• WHAT IS REQUIRED: Write out the listing, please, but only from its first line through the line containing "from bokeh.resources import INLINE", exactly as given and without pictures.

— begin —

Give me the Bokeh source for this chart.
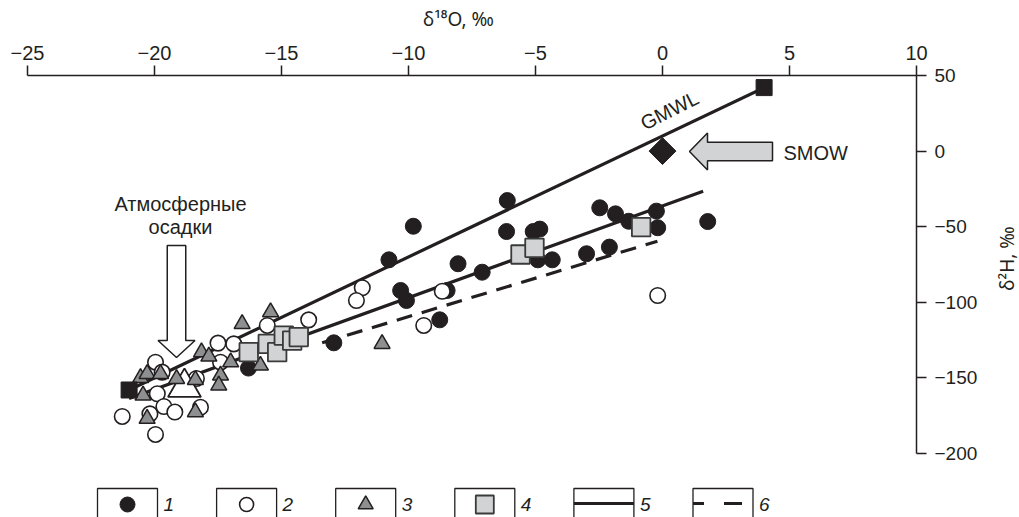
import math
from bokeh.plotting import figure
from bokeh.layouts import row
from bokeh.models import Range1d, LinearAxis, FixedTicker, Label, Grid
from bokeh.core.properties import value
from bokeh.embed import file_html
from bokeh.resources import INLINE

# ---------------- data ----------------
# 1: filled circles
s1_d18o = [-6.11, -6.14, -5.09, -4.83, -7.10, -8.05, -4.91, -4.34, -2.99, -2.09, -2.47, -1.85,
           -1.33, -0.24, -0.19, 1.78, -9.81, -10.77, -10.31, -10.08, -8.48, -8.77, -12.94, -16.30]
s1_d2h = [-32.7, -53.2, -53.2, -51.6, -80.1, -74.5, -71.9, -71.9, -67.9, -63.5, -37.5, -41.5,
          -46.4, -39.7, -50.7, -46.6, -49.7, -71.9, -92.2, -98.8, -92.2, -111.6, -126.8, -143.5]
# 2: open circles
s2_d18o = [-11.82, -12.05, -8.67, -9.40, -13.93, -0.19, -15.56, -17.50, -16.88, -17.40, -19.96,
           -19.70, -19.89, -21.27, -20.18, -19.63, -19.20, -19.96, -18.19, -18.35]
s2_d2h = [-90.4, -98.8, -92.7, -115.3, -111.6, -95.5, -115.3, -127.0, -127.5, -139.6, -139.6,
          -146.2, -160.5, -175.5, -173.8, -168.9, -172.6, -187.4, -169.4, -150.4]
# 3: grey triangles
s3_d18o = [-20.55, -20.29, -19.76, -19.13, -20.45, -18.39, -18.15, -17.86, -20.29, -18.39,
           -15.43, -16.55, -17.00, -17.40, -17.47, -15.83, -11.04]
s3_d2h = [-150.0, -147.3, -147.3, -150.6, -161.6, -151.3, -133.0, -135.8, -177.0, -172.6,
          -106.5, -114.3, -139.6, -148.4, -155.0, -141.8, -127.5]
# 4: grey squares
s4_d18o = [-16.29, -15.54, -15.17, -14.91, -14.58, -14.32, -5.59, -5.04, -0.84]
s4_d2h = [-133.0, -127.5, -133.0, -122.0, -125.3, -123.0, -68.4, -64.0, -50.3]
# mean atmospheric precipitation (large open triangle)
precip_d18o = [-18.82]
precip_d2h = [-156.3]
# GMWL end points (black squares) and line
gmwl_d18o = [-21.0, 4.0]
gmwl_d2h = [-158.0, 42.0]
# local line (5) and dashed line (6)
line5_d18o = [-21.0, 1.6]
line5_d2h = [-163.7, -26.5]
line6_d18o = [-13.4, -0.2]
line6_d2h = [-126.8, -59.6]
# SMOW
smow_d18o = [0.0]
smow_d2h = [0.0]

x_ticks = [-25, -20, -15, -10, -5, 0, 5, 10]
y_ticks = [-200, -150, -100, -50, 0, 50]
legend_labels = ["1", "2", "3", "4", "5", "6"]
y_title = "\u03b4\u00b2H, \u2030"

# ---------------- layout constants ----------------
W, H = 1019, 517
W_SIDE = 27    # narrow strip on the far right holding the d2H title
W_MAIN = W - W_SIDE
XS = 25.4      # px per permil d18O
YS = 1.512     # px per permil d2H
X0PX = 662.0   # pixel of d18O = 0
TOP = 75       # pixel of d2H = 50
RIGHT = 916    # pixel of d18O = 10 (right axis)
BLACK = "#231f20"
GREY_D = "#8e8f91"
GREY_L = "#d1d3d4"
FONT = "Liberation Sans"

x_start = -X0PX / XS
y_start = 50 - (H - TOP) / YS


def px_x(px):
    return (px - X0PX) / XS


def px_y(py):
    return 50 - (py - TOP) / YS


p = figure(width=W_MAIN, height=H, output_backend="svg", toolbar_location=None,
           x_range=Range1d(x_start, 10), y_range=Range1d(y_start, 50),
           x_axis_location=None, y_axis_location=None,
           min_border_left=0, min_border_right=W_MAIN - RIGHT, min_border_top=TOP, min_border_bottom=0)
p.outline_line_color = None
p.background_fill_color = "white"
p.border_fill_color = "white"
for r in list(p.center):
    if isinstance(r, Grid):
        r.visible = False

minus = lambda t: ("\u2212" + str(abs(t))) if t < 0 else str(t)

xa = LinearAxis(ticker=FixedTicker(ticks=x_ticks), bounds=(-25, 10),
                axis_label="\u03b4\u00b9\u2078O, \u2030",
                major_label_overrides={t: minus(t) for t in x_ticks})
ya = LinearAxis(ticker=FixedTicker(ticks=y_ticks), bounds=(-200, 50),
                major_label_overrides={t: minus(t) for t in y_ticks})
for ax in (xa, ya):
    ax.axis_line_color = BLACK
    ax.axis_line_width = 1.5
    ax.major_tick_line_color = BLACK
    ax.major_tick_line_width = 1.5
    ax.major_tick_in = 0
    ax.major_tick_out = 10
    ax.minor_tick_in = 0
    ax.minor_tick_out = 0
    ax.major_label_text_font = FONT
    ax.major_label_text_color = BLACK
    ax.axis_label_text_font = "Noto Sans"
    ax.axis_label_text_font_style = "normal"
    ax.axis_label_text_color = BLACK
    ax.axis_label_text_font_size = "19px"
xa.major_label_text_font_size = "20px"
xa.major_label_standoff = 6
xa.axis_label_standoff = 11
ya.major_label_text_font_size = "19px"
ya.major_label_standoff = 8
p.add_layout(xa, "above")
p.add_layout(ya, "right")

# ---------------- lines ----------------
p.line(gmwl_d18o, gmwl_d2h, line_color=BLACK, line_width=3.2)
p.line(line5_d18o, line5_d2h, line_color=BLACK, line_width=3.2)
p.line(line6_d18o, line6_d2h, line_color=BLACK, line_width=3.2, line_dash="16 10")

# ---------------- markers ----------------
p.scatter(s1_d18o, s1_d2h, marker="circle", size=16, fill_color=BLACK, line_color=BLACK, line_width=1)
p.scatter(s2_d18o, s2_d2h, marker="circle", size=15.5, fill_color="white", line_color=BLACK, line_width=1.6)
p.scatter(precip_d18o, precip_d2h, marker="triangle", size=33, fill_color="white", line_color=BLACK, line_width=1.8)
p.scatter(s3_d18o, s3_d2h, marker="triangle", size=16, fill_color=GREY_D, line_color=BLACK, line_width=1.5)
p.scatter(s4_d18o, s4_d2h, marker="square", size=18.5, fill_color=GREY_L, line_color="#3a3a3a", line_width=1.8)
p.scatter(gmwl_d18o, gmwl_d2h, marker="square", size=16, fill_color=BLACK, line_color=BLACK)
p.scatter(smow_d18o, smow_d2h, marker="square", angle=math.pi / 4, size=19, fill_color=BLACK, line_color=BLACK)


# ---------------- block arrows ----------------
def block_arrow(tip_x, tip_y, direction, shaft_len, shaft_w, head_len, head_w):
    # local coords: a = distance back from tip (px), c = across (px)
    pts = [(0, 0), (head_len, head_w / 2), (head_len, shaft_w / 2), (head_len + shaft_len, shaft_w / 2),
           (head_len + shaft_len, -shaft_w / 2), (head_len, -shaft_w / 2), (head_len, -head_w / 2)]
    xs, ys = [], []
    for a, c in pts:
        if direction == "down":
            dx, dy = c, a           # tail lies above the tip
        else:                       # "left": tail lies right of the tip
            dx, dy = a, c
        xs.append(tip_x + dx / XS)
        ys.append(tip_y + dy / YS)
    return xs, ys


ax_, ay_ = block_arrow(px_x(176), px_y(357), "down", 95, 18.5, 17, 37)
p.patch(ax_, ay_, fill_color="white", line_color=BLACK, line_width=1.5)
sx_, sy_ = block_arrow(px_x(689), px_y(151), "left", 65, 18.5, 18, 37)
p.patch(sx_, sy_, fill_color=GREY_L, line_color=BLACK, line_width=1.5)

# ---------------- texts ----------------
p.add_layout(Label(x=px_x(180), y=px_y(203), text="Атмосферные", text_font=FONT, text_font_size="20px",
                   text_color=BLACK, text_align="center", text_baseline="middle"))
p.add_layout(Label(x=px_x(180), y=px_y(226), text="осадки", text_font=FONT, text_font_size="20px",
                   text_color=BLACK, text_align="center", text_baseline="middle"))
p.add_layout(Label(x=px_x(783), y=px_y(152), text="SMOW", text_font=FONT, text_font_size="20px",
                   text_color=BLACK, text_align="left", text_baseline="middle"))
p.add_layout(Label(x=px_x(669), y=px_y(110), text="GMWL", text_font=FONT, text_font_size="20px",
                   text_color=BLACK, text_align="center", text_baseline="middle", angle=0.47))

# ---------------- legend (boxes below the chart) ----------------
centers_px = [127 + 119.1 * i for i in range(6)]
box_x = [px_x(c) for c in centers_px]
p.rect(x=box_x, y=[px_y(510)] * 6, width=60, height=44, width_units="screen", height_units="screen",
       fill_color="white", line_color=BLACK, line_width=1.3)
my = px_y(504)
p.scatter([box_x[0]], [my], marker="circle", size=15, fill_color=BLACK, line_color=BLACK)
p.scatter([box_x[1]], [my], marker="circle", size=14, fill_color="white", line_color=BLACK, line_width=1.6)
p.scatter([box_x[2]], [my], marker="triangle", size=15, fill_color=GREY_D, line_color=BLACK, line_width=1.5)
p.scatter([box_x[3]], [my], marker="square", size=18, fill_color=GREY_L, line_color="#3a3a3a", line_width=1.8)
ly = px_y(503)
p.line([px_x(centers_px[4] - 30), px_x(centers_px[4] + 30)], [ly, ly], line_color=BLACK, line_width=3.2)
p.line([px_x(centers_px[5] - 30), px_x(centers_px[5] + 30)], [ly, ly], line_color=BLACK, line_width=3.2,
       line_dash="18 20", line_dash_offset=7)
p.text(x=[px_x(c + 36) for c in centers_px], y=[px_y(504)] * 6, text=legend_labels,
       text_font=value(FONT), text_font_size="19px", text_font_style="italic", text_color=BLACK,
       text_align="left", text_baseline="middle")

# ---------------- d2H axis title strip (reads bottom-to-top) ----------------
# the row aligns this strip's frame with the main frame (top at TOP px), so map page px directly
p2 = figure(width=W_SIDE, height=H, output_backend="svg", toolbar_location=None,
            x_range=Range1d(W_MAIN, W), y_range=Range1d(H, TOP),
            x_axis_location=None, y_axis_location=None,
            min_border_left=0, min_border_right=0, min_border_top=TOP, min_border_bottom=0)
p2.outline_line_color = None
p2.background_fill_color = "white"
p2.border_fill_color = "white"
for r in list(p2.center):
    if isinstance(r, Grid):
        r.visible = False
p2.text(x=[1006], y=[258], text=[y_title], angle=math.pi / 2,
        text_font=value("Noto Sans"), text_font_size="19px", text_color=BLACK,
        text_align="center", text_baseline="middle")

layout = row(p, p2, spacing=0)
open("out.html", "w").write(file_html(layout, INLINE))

— end —

• FINAL RESULT:
Give me the Bokeh source for this chart.
import math
from bokeh.plotting import figure
from bokeh.layouts import row
from bokeh.models import Range1d, LinearAxis, FixedTicker, Label, Grid
from bokeh.core.properties import value
from bokeh.embed import file_html
from bokeh.resources import INLINE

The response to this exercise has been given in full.